* [Work instructions] Go through the material below and report how many lines contain "seaborn". Give only the number.

+++

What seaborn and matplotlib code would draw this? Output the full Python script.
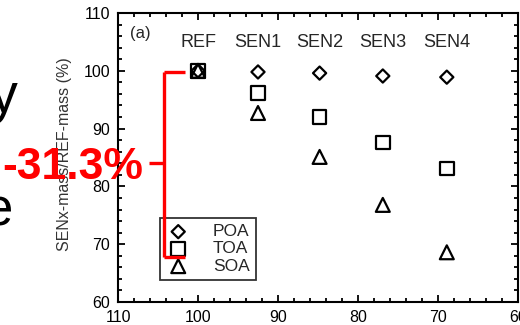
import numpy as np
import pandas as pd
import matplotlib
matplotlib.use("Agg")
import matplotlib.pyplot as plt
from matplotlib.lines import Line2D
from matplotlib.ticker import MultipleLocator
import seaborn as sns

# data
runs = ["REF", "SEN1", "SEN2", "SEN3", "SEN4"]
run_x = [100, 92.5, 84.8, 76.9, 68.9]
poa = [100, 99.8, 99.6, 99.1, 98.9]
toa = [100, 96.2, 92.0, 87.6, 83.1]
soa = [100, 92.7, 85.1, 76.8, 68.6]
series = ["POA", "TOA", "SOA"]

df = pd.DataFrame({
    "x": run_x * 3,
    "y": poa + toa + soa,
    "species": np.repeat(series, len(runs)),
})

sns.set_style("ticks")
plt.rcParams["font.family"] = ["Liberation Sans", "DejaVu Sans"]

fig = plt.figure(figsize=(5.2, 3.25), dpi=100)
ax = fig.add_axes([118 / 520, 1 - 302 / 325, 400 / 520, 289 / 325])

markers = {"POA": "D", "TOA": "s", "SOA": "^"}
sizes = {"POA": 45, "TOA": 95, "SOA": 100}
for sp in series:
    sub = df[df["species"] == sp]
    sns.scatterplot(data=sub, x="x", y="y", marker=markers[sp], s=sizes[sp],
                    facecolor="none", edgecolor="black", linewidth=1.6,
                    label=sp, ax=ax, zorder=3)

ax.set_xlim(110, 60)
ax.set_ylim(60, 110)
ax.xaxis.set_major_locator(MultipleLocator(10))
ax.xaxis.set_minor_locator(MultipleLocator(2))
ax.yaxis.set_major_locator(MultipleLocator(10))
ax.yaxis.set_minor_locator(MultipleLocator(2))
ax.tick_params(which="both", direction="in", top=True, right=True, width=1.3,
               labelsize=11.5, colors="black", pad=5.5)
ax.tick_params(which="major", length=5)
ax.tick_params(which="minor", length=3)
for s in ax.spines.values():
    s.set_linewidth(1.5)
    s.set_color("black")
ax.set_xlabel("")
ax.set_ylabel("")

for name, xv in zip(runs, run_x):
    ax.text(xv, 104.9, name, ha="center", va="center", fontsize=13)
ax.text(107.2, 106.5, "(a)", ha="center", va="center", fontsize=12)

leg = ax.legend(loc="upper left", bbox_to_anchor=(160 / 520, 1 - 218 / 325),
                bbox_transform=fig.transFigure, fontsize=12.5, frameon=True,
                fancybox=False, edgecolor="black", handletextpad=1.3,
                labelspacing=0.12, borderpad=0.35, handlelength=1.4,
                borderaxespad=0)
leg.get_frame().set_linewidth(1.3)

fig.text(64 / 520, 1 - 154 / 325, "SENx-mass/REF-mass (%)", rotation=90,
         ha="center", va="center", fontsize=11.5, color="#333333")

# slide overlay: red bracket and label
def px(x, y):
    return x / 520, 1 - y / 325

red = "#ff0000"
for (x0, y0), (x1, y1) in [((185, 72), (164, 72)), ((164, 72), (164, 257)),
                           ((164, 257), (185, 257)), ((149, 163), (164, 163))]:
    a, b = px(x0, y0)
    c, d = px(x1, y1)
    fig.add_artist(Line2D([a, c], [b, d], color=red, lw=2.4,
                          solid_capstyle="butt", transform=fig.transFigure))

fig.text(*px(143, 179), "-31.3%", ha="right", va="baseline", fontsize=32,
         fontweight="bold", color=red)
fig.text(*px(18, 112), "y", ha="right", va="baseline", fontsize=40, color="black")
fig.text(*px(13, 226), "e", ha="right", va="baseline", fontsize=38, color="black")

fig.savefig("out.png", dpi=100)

+++

* [Task solution] 2